The Iraq Inquiry recently published declassified documents on its website; its expected that the media should report on these things and it should be called into account when it misleads. No paper or outlet is perfect or absolutely objective but that does not mean all sense of proportion is lost. The Guardian requires to be called to account (this is not new, this is not revolutionary) and this is a perfect case in point.
One of the documents released was a letter sent from Richard Dearlove (MI6 Head 1999-2004) to the then British Ambassador to the U.S, David Manning. In their article about some of the recent declassified documents, The Guardian writes about the document:
Despite its concerns, MI6 told ministers before the invasion that toppling Saddam Hussein "remains a prize because it could give new security to oil supplies".
That sounds very sinister.
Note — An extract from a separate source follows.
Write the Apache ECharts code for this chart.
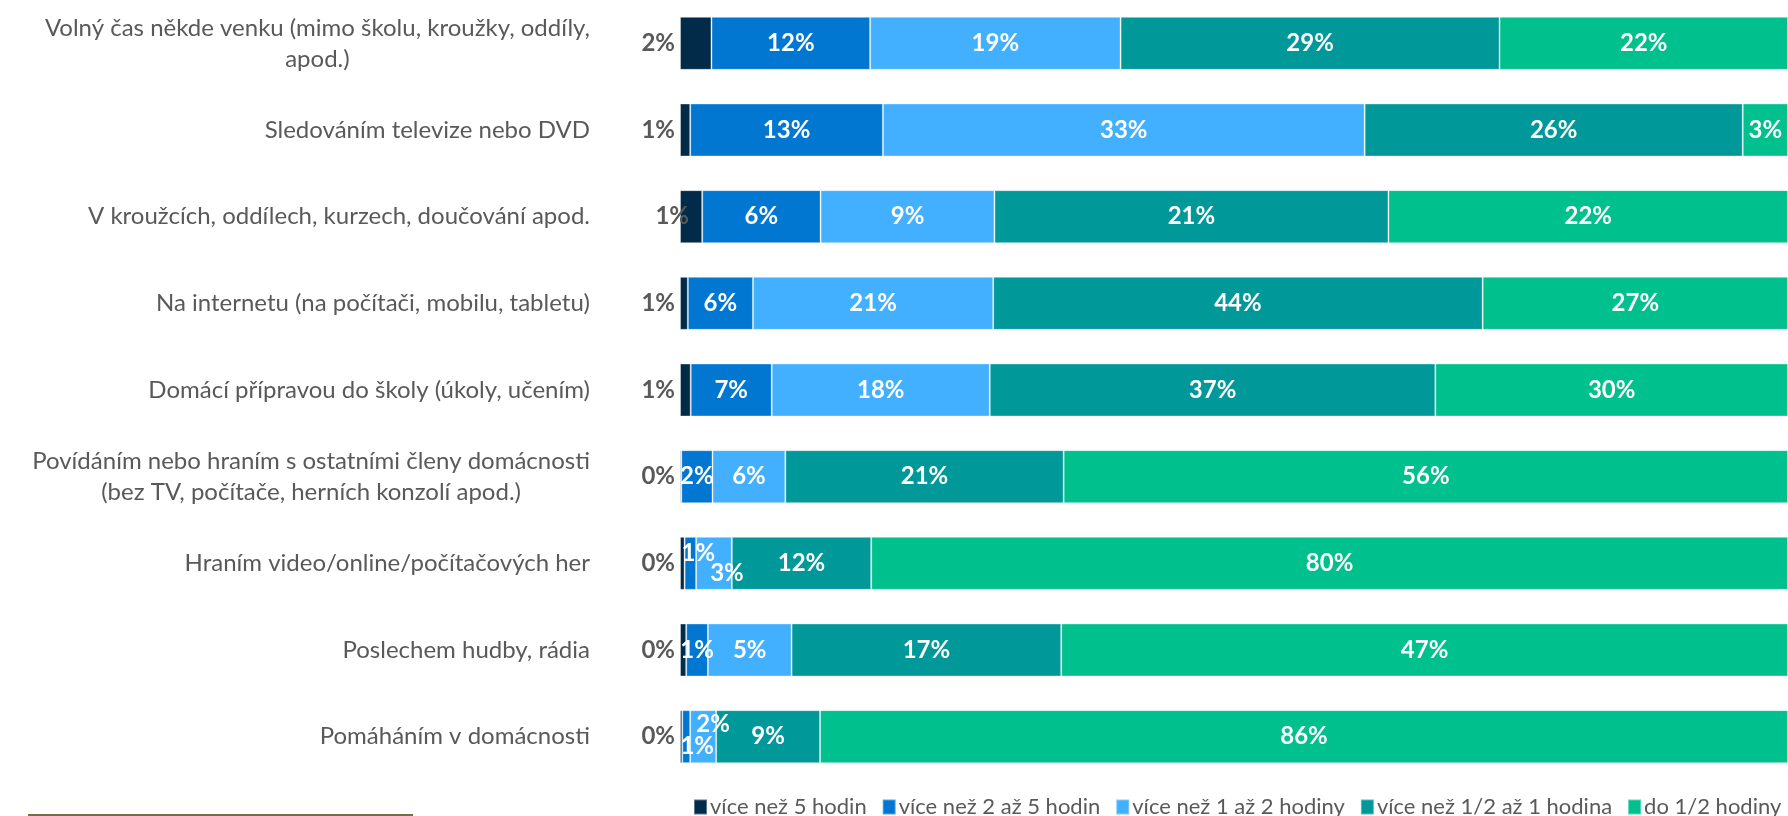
<!DOCTYPE html>
<html>
<head>
<meta charset="utf-8">
<script src="https://cdn.jsdelivr.net/npm/echarts@6/dist/echarts.min.js"></script>
<style>
  html, body { margin: 0; padding: 0; background: #fff; }
  #chart { width: 1788px; height: 816px; }
</style>
</head>
<body>
<div id="chart"></div>
<script>
// kategorie (shora dolů)
const categories = [
  'Volný čas někde venku (mimo školu, kroužky, oddíly,\napod.)',
  'Sledováním televize nebo DVD',
  'V kroužcích, oddílech, kurzech, doučování apod.',
  'Na internetu (na počítači, mobilu, tabletu)',
  'Domácí přípravou do školy (úkoly, učením)',
  'Povídáním nebo hraním s ostatními členy domácnosti\n(bez TV, počítače, herních konzolí apod.)',
  'Hraním video/online/počítačových her',
  'Poslechem hudby, rádia',
  'Pomáháním v domácnosti'
];

// názvy řad
const seriesNames = [
  'více než 5 hodin',
  'více než 2 až 5 hodin',
  'více než 1 až 2 hodiny',
  'více než 1/2 až 1 hodina',
  'do 1/2 hodiny'
];

// hodnoty v %
const over5 = [2.4, 0.7, 1.2, 0.7, 0.9, 0.1, 0.4, 0.4, 0.2];
const from2to5 = [12.1, 13.2, 6.4, 5.8, 6.8, 2.4, 1.0, 1.4, 0.7];
const from1to2 = [19.1, 33.0, 9.4, 21.4, 18.3, 5.6, 3.1, 5.4, 2.3];
const halfTo1 = [28.9, 25.9, 21.3, 43.6, 37.4, 21.4, 12.1, 17.4, 9.2];
const underHalf = [22.0, 3.1, 21.6, 27.2, 29.6, 55.7, 79.6, 46.9, 85.7];

const colors = ['#022b49', '#0277d2', '#42b0fe', '#009899', '#00c08d'];

const allValues = [over5, from2to5, from1to2, halfTo1, underHalf];

// posuny popisků u úzkých segmentů  (řada-řádek)
const labelShift = {
  '0-2': [14, 0],
  '1-6': [8, -10],
  '2-6': [13, 10],
  '1-8': [11, 10],
  '2-8': [10, -12]
};

// každý řádek se roztáhne na celou šířku (100% skládaný graf)
const rowTotals = categories.map((c, i) => allValues.reduce((s, arr) => s + arr[i], 0));

const font = 'Lato';

const series = allValues.map((arr, s) => ({
  name: seriesNames[s],
  type: 'bar',
  stack: 'total',
  barWidth: 53,
  itemStyle: {
    color: colors[s],
    borderColor: 'rgba(255,255,255,0.35)',
    borderWidth: 1
  },
  label: s === 0 ? {
    show: true,
    position: 'left',
    distance: 5,
    color: '#595959',
    fontFamily: font,
    fontWeight: 'bold',
    fontSize: 24,
    formatter: p => Math.round(arr[p.dataIndex]) + '%'
  } : {
    show: true,
    position: 'inside',
    color: '#fff',
    fontFamily: font,
    fontWeight: 'bold',
    fontSize: 24,
    formatter: p => Math.round(arr[p.dataIndex]) + '%'
  },
  data: arr.map((v, i) => {
    const item = { value: v / rowTotals[i] * 100 };
    const sh = labelShift[s + '-' + i];
    if (sh) item.label = { offset: sh };
    return item;
  })
}));

const chart = echarts.init(document.getElementById('chart'));
chart.setOption({
  animation: false,
  textStyle: { fontFamily: font },
  grid: { left: 680, right: 0, top: -4, bottom: 36 },
  legend: {
    left: 688,
    top: 791,
    width: 1200,
    itemWidth: 13,
    itemHeight: 15,
    itemGap: 15,
    icon: 'rect',
    textStyle: { color: '#595959', fontSize: 22, fontFamily: font, padding: [0, 0, 0, -2] },
    data: seriesNames
  },
  xAxis: { type: 'value', min: 0, max: 100, show: false },
  yAxis: {
    type: 'category',
    inverse: true,
    data: categories,
    axisLine: { show: false },
    axisTick: { show: false },
    axisLabel: {
      margin: 90,
      align: 'right',
      color: '#595959',
      fontFamily: font,
      fontSize: 24,
      lineHeight: 31,
      formatter: v => v.split('\n').map(l => '{c|' + l + '}').join('\n'),
      rich: { c: { align: 'center', color: '#595959', fontFamily: font, fontSize: 24, lineHeight: 31 } }
    }
  },
  graphic: [{
    type: 'line',
    shape: { x1: 28, y1: 815, x2: 413, y2: 815 },
    style: { stroke: '#6f7048', lineWidth: 2 }
  }],
  series
});
</script>
</body>
</html>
MI6 here is apparently saying that the removing Saddam is "prize" because of oil supplies. Very sinister, indeed. Except, the Guardian didn't quote the full paragraph which gives a much wider reason of why removing Saddam was a good goal. The full sentence reads (.pdf):
"The removal of Saddam remains a prize because it could give new security to oil supplies; engage a powerful and secular state in the fight against Sunni extremist terror, open political horizons in the GCC states, remove a threat to Jordan/Israel, undermine the regional logic on WMD."
The assessment goes on to say:
Working for regime change could be a dynamic processof alliance building which could effect climatic change in the Arab-Israeli conflict.
So, not so sinister at all. This document is pretty interesting and it provides more documentation of MI6 belief about WMD. Its a shame The Guardian decided to butcher a sentence which changed the context so radically.